EXERCISE AIM: Print the material below exactly as it stands, please, from its first line to the line holding "ReferenceLine, Legend, Label", with no pictures.

GIVEN DATA:
--- BEGIN ---
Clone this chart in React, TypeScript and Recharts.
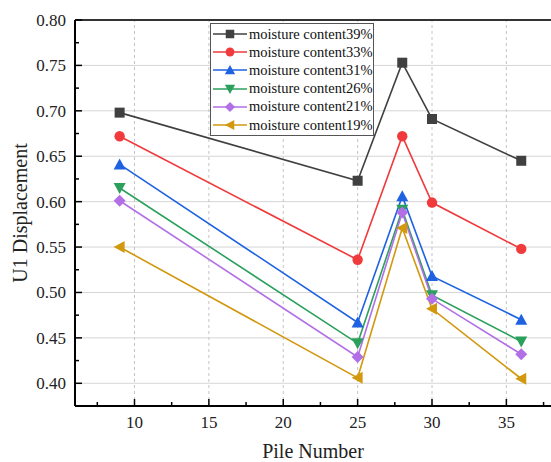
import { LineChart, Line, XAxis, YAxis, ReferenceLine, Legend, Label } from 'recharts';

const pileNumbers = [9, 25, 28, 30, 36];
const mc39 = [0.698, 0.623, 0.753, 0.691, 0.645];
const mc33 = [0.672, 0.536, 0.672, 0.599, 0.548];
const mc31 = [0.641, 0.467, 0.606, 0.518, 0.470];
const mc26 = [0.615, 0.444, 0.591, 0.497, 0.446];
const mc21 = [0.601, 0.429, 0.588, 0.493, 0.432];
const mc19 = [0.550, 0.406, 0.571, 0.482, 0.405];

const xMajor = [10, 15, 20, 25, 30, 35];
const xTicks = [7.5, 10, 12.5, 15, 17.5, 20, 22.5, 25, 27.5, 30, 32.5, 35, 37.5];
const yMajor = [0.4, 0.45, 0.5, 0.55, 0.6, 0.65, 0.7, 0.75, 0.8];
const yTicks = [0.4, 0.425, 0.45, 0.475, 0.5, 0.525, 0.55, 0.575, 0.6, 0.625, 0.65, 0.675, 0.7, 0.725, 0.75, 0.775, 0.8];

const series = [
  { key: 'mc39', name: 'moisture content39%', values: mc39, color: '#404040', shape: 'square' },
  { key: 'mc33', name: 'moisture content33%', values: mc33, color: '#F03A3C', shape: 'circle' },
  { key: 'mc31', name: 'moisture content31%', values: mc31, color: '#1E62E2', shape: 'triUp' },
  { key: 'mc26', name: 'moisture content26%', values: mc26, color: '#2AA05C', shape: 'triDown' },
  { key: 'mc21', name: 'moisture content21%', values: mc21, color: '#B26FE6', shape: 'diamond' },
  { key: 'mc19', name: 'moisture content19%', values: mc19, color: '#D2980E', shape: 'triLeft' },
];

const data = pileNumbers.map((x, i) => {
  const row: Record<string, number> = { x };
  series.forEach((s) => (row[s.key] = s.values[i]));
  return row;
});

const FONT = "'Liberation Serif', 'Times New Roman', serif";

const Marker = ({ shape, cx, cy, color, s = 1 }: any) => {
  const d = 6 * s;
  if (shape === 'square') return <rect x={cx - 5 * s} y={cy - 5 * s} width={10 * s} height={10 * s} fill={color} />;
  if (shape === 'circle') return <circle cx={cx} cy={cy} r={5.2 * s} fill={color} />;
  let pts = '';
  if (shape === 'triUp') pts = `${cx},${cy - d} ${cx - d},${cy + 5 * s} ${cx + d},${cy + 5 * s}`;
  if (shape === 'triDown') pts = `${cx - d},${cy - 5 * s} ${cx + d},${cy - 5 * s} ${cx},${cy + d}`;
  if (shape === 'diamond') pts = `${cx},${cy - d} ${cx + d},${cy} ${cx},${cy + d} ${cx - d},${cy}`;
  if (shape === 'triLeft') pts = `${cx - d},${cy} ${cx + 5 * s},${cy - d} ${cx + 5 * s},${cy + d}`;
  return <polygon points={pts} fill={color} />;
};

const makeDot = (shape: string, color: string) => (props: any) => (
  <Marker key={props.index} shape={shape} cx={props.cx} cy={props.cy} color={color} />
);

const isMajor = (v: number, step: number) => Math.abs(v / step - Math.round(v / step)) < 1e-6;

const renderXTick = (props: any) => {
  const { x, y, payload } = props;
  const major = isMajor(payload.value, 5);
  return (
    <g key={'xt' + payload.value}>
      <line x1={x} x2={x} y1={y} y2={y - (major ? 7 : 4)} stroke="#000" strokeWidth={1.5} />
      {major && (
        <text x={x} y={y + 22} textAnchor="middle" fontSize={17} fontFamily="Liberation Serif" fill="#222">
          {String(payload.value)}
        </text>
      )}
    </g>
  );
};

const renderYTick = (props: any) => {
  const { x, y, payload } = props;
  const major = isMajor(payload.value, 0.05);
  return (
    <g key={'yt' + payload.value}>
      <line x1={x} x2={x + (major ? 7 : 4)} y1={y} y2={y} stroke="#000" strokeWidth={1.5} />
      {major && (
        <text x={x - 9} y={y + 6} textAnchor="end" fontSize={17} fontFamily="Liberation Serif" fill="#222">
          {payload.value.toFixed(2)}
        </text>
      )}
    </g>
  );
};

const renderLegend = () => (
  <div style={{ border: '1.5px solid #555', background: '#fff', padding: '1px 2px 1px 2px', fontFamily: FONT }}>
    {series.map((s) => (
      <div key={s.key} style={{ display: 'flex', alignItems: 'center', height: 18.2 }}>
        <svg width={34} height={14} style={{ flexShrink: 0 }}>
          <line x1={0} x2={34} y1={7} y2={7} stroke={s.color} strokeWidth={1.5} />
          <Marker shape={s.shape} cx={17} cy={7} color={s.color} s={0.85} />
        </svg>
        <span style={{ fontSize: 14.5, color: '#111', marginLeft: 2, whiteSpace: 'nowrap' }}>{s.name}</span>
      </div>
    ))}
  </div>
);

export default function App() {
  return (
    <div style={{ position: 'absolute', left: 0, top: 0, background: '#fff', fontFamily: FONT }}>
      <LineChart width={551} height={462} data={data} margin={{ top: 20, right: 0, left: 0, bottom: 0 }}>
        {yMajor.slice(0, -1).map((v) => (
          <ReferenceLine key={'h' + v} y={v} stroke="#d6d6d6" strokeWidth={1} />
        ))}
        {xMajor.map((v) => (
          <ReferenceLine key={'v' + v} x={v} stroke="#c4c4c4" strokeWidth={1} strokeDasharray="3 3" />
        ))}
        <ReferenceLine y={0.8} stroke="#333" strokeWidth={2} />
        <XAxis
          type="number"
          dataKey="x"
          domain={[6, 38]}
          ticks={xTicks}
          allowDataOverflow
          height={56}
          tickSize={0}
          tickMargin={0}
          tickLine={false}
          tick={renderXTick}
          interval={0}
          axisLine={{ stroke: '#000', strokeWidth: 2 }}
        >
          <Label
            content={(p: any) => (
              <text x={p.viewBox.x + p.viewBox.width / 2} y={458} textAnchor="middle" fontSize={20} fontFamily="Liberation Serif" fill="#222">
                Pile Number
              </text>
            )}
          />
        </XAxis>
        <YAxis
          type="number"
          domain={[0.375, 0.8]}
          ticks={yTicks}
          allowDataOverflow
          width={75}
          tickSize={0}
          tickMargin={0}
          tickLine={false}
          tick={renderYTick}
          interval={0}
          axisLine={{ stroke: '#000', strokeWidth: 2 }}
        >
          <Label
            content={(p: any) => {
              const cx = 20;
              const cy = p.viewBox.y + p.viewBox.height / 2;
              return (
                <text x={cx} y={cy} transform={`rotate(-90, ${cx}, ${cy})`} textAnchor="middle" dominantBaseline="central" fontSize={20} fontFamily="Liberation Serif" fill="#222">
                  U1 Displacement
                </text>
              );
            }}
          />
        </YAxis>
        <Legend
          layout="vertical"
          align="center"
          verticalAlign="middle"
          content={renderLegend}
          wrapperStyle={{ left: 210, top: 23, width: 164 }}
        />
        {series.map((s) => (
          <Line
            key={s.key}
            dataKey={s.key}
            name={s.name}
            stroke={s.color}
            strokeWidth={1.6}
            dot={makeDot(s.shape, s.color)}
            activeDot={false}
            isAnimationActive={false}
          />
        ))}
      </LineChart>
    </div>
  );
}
--- END ---
RESPONSE TO THE TASK:
Clone this chart in React, TypeScript and Recharts.
import { LineChart, Line, XAxis, YAxis, ReferenceLine, Legend, Label } from 'recharts';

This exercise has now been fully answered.